Here is my battlefield. Unfortunately for the Brits (I'm actually using Americans, but hopefully you can't tell in 6mm!), the field is very open and there is absolutely no cover for them on the advance.

After deployment, the Germans will dig in in these positions as shown (though using foxholes rather than abatis, one presumes!).

The British start with only two companies and the machine gunners on table. A preliminary bombardment is marginally effective, so they advance as quickly as they can, and bring on more troops.

This is the table after turn two.

On turn three the British deploy more reinforcements as they push forward on the left and and the right, leaving a clear lane of fire for the machine gun platoon in the centre to assist in suppressing targets.

After turn three.

The British are able to advance on the right by suppressing the German squad in the trees with the machine gunners, but the attack is stalling on the left due to deadly accurate fire which pins down the bulk of the British platoons.

Casualties are starting to mount, and ammunition shortages are forcing careful conservation of attacking resources.

After turn four.

A failed assault on the British right leaves the advanced German platoon intact but under severe pressure. With no one able to support it, it seems like it's just a matter of time before the British have their first success.

In the centre, the British gunners and mortars are able to suppress key support units in the centre, but the German right is causing steady casualties to the British left. All the British reserves are now on table, so from here on they must make do with what they have.

After turn five.

It takes two more turns before the British on the right can work the Germans out of their position. The tactics now are set: suppress with the gunners or mortars, advance two platoons into assault position, and then assault with both to inflict six casualties, break a unit, and force the position.

But in the time it is taking to do this the British left is being cut to pieces, and those platoons that can still move are now moving backwards, not forwards.

After turn seven.

(Showing some of the targeting as each side look to cut down the other's options)

With only five turns left the British need a miracle. They are able to hop forward on the right and take another defended position, but time and casualties are against them. The German mortar crews buy valuable breathing space by suppressing the British Vickers gunners, who are thus unable to help cover the advance on the right.

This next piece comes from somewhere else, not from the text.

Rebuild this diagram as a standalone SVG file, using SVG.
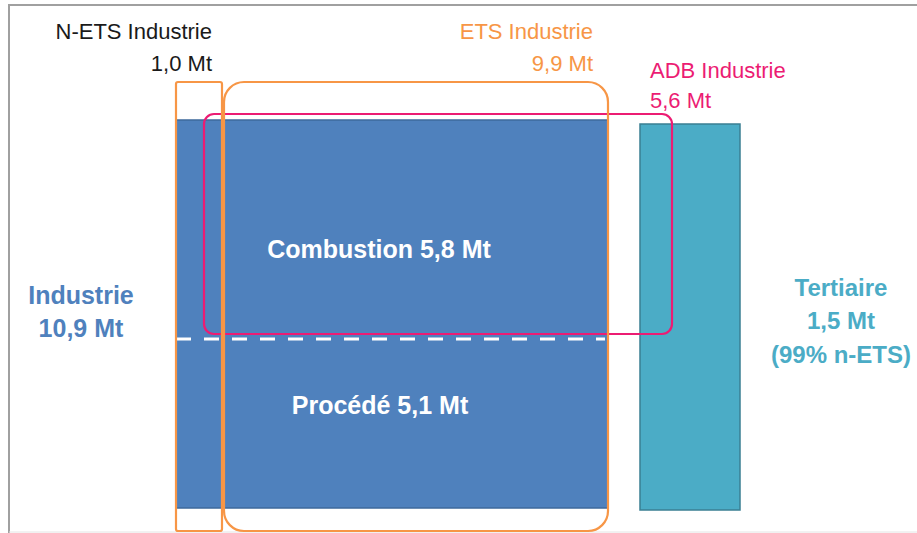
<svg xmlns="http://www.w3.org/2000/svg" width="917" height="533" viewBox="0 0 917 533">
<style>
text{font-family:"Liberation Sans",Arial,sans-serif}
.lbl{font-size:22px}
.big{font-size:25px;font-weight:bold}
.big24{font-size:24px;font-weight:bold}
.org{fill:#f79646}
.pnk{fill:#ec1c73}
.box{fill:none;stroke-width:2.2}
</style>
<rect x="0" y="0" width="917" height="533" fill="#ffffff"/>
<g id="frame">
<line x1="8" y1="5" x2="917" y2="5" stroke="#a0a0a0" stroke-width="2"/>
<line x1="9" y1="5" x2="9" y2="533" stroke="#a0a0a0" stroke-width="2"/>
<line x1="9" y1="532" x2="917" y2="532" stroke="#e4e4e4" stroke-width="1"/>
</g>
<g id="industrie-bar">
<rect x="176" y="120" width="432" height="388" fill="#4f81bd" stroke="#3e6a9c" stroke-width="1.5"/>
<line x1="176" y1="339" x2="605" y2="339" stroke="#ffffff" stroke-width="3" stroke-dasharray="15,13"/>
<text class="big" x="379" y="258" text-anchor="middle" fill="#ffffff">Combustion 5,8 Mt</text>
<text class="big" x="380" y="414" text-anchor="middle" fill="#ffffff">Procédé 5,1 Mt</text>
</g>
<g id="tertiaire-bar">
<rect x="640" y="124" width="100" height="386" fill="#4bacc6" stroke="#3a7f93" stroke-width="1.5"/>
</g>
<g id="adb-box">
<rect class="box" x="204" y="114" width="468" height="220" rx="10" stroke="#ec1c73"/>
<text class="lbl pnk" x="650" y="78">ADB Industrie</text>
<text class="lbl pnk" x="650" y="108">5,6 Mt</text>
</g>
<g id="n-ets-box">
<rect class="box" x="176" y="82" width="46" height="449" rx="2" stroke="#f79646"/>
<text class="lbl" x="212" y="39" text-anchor="end" fill="#1a1a1a">N-ETS Industrie</text>
<text class="lbl" x="212" y="71" text-anchor="end" fill="#1a1a1a">1,0 Mt</text>
</g>
<g id="ets-box">
<rect class="box" x="224" y="82" width="384" height="449" rx="20" stroke="#f79646"/>
<text class="lbl org" x="593" y="39" text-anchor="end">ETS Industrie</text>
<text class="lbl org" x="593" y="71" text-anchor="end">9,9 Mt</text>
</g>
<g id="industrie-label" fill="#4f81bd">
<text class="big" x="81" y="304" text-anchor="middle">Industrie</text>
<text class="big" x="81" y="337" text-anchor="middle">10,9 Mt</text>
</g>
<g id="tertiaire-label" fill="#4bacc6">
<text class="big24" x="841" y="296" text-anchor="middle">Tertiaire</text>
<text class="big24" x="841" y="329" text-anchor="middle">1,5 Mt</text>
<text class="big24" x="841" y="363" text-anchor="middle">(99% n-ETS)</text>
</g>
<g id="connectors"/>
</svg>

Attacking and defending lines.

Assault, advance, suppress - and advance again.

On the final turn the British make a desperate attempt to assault the central strongpoint, but they are repulsed by determined defensive fire. Exhausted by casualties and ammunition depletion, only three British platoons are left on table, and so the British lose by ten points to three. 

Final position.

Well, I thought it was a cracking little game to play solitaire. There are some lessons for me to digest and some tactics to go over, so I think I'll be playing this one again. It's not one that you'd take down to club night week in and week out, but the simple rules reveal a clever little game of - to coin a phrase - fire and movement (thank you, I'll be here all week!).

And if you've got this far, thanks for reading.


  1. Great report! I didn't have the time to play most of the games he instroduced in that book when I read it, or perhaps, to be more accurate. I didn't think I had the time... How long did it take to play out?

    1. Cheers, Luke. It probably took about two hours including rules checking, taking photos and refills of gin and soda. I did stuff up a test game the day before, so if you include that probably about three hours. It'd be about an hour now though, I'd say, depending on whether you want to sit down and savour the moves or just go quickly.

  2. Sabin's Simulating War and Lost Battles are two important books. When I read SW years ago, I found it fascinating but never tried any of the games within. Your explanation and replay of Fire and Movement is very well done and provides both a good understanding of the rules and how it plays.

    Great job!

    1. Thanks, Jonathan. Phil Sabin's a great designer. Innovative in ways that make you think 'how did he come up with that?' and so good at paring things down to essentials but setting you up to face the dilemmas that he wants you to face. I wouldn't play his Simulating War games many times each, but you can get a lot out of playing once or twice. He has a couple of print and play WWII games online that are worth trying as well.

  3. A clever system. Because players want to inflict casualties on the enemy to both spend them and add to their casualty track, does the British side become more tempted to fire rather than move?

    1. Not so much when the enemy are entrenched, as the best you can do is suppress them and it gets quite costly with ammunition. If you are a few hexes away and only suppressing the enemy on a 5 or 6 and each shot brings you closer to an ammunition withdrawal, you start to get leery of wasting shots. This is where the mortars and MGs are so effective - they hit on 2s or 3s so are a much more consistent bet.

      In the open here the British left ended up being sitting ducks. I would have been better attacking on the right, keeping the troops off table on the left and only bringing them on if / when the German right moved out of their entrenched positions.

      So quite a lot to think about for such a simple set of rules.


  4. It would be interesting to play that scenario with the attacking forces composed of Japanese or Russians, both of whom were willing to trade horrendous casualties for battlefield gains.


    1. With this terrain you'd probably need double the number of troops to win with a rush attack, and even then it would be hard going!


  5. Thanks for the report Aaron! i have been wanting to get this out and play for several years (there are a few other reports out on the internet). I am really interested in battalion sized actions and I have read great things about Fire and Movement. You are now another one that thinks it is great! Now all I have to do is make time to play it :-(

    Oh, and glad to see another gin and soda fan exists :-)

    1. Hey Shaun, thanks for dropping by! F & M is pretty easy to play and the rejigging of the board each game means that no situation will ever be quite the same.

      Not sure if you'd want to use if every week, but once in a while it'll be a nice little exercise, I think - and, of course, an excellent reason to pour one of those drinks!